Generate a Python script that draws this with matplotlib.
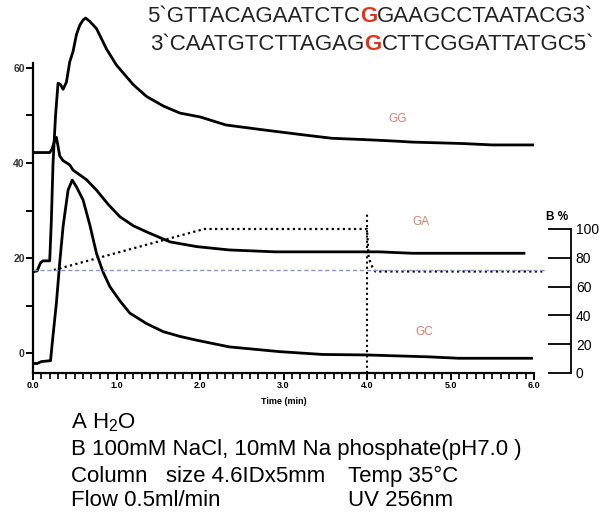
import matplotlib
matplotlib.use("Agg")
import matplotlib.pyplot as plt

plt.rcParams['font.family'] = ['Liberation Sans', 'DejaVu Sans']
plt.rcParams['mathtext.fontset'] = 'custom'
plt.rcParams['mathtext.rm'] = 'Liberation Sans'

# time (min) and absorbance for the three duplexes
gg_t = [0, 0.05, 0.09, 0.12, 0.20, 0.22, 0.24, 0.27, 0.30, 0.33, 0.36, 0.40, 0.44,
        0.48, 0.52, 0.56, 0.60, 0.63, 0.68, 0.76, 0.88, 1.0, 1.2, 1.36, 1.56, 1.76,
        2.0, 2.31, 2.79, 3.2, 3.58, 4.0, 4.35, 4.54, 5.14, 5.5, 6.0]
gg_v = [17.1, 17.3, 19.0, 19.4, 19.4, 28, 40, 50, 56.8, 56.5, 55.5, 57, 61.3,
        63.5, 67, 69, 70.1, 70.5, 69.8, 68.3, 64, 60.6, 56.5, 54, 52, 50.5,
        49.7, 48, 46.9, 46, 45.2, 44.9, 44.6, 44.4, 44.1, 43.8, 43.8]

ga_t = [0, 0.20, 0.23, 0.255, 0.28, 0.30, 0.32, 0.36, 0.44, 0.48, 0.56, 0.64, 0.76,
        0.90, 1.04, 1.2, 1.36, 1.64, 1.96, 2.35, 2.9, 3.5, 4.0, 4.15, 4.54, 5.2, 5.88]
ga_v = [42.2, 42.2, 43, 44.5, 45.4, 43.5, 41.5, 40.5, 39.6, 38.5, 37.5, 36.5, 34.3,
        31.3, 28.7, 26.8, 25.5, 23.4, 22.4, 21.7, 21.3, 21.3, 21.3, 21.3, 21.0, 21.0, 21.0]

gc_t = [0, 0.05, 0.10, 0.21, 0.23, 0.28, 0.32, 0.36, 0.42, 0.47, 0.52, 0.60, 0.68,
        0.76, 0.84, 0.92, 1.04, 1.16, 1.36, 1.56, 1.76, 1.96, 2.35, 2.95, 3.47, 3.99,
        4.74, 5.1, 5.97]
gc_v = [-2.2, -2.2, -1.8, -1.6, 2, 10.5, 19, 26.6, 34.3, 36.4, 35, 32.2, 27,
        21, 17, 14, 11, 8.4, 6.2, 4.5, 3.5, 2.7, 1.3, 0.3, -0.3, -0.4,
        -0.8, -1.1, -1.1]

# gradient program, B %
grad_t = [0.25, 2.05, 4.0, 4.02, 4.06, 4.1, 6.1]
grad_b = [71.5, 100, 100, 80, 74, 70.5, 70.5]
base_b = 71.5
inject_t = 4.0

labels = ['GG', 'GA', 'GC']
label_pos = [(4.37, 49.3), (4.65, 27.6), (4.69, 4.4)]

fig = plt.figure(figsize=(5.99, 5.12), dpi=100)
ax = fig.add_axes([33 / 599, (512 - 373) / 512, (534 - 33) / 599, (373 - 10) / 512])
ax.set_xlim(0, 6)
ax.set_ylim(-4.2, 72.2)

for t, v in [(gg_t, gg_v), (ga_t, ga_v), (gc_t, gc_v)]:
    ax.plot(t, v, color='black', lw=2.0, solid_joinstyle='round')

for lab, (x, y) in zip(labels, label_pos):
    ax.text(x, y, lab, color='#d4826e', fontsize=8.5, ha='center', va='center')

ax.spines['top'].set_visible(False)
ax.spines['right'].set_visible(False)
ax.spines['left'].set_bounds(-4.2, 61)
ax.spines['left'].set_linewidth(1.6)
ax.spines['bottom'].set_linewidth(1.6)
ax.set_yticks([0, 20, 40, 60])
ax.set_yticks([10, 30, 50], minor=True)
ax.set_xticks([0, 1, 2, 3, 4, 5, 6])
ax.set_xticklabels(['0.0', '1.0', '2.0', '3.0', '4.0', '5.0', '6.0'])
ax.set_xticks([i / 10 for i in range(61)], minor=True)
ax.tick_params(axis='y', which='major', length=5, width=1.4, labelsize=7.5, pad=1,
               labelcolor='#333333')
ax.tick_params(axis='y', which='minor', length=5, width=1.4)
ax.tick_params(axis='x', which='major', length=5, width=1.4, labelsize=6.5, pad=1)
ax.tick_params(axis='x', which='minor', length=4, width=1.2)
for lbl in ax.get_xticklabels() + ax.get_yticklabels():
    lbl.set_fontweight('bold')
ax.set_xlabel('Time (min)', fontsize=6.5, fontweight='bold', labelpad=5)

ax2 = ax.twinx()
ax2.set_ylim(0, 100 * 363 / 144)
ax2.plot(grad_t, grad_b, color='black', lw=1.6, ls=(0, (1, 1.5)), clip_on=False)
ax2.plot([0, 6.15], [base_b, base_b], color='#8898c8', lw=1.0, ls=(0, (3, 2)),
         clip_on=False)
ax2.plot([inject_t, inject_t], [0, 111], color='black', lw=1.5, ls=(0, (1, 1.5)))
for s in ['left', 'top', 'bottom']:
    ax2.spines[s].set_visible(False)
ax2.spines['right'].set_position(('axes', (571 - 33) / 501))
ax2.spines['right'].set_bounds(0, 100)
ax2.spines['right'].set_linewidth(1.3)
ax2.set_yticks([0, 20, 40, 60, 80, 100])
ax2.tick_params(axis='y', direction='in', length=16.5, width=1.3, labelsize=10, pad=3.5)
ax2.text(557 / 599, (512 - 217) / 512, 'B %', transform=fig.transFigure,
         fontsize=8.5, fontweight='bold', ha='center', va='center')

# sequences with the mismatched base in red
seq_fs = 16
seqs = [('5`GTTACAGAATCTC', 'G', 'GAAGCCTAATACG3`', 147, 16),
        ('3`CAATGTCTTAGAG', 'G', 'CTTCGGATTATGC5`', 150, 44)]
for pre, mid, post, x, y in seqs:
    t1 = fig.text(x / 599, (512 - y) / 512, pre, fontsize=seq_fs, ha='left',
                  va='center', color='#222222')
    t2 = ax.annotate(mid, xy=(1, 0), xycoords=t1, ha='left', va='bottom',
                     fontsize=seq_fs, color='#e0341e', fontweight='bold')
    ax.annotate(post, xy=(1, 0), xycoords=t2, ha='left', va='bottom',
                fontsize=seq_fs, color='#222222')

fs = 16
fig.text(71 / 599, (512 - 423) / 512, 'A H$_\\mathregular{2}$O', fontsize=fs, va='center')
fig.text(71 / 599, (512 - 450) / 512, 'B 100mM NaCl, 10mM Na phosphate(pH7.0 )',
         fontsize=fs, va='center')
fig.text(71 / 599, (512 - 476) / 512, 'Column   size 4.6IDx5mm', fontsize=fs, va='center')
fig.text(348 / 599, (512 - 476) / 512, 'Temp 35\u00b0C', fontsize=fs, va='center')
fig.text(71 / 599, (512 - 501) / 512, 'Flow 0.5ml/min', fontsize=fs, va='center')
fig.text(348 / 599, (512 - 501) / 512, 'UV 256nm', fontsize=fs, va='center')

fig.savefig('out.png', dpi=100, facecolor='white')
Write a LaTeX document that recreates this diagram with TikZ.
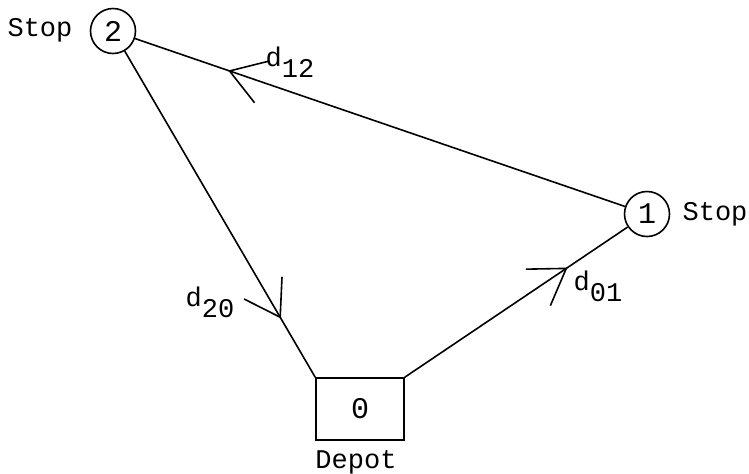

-=-=-

Task requirements
Start at the top of the entries and repeat each line exactly, ending at the line that contains "plt.rcParams['mathtext.rm'] = 'Liberation". Pictures are not part of the copy.

Answer below
Generate a Python script that draws this with matplotlib.
import matplotlib
matplotlib.use("Agg")
import matplotlib.pyplot as plt

plt.rcParams['font.family'] = ['Liberation Sans', 'DejaVu Sans']
plt.rcParams['mathtext.fontset'] = 'custom'
plt.rcParams['mathtext.rm'] = 'Liberation Sans'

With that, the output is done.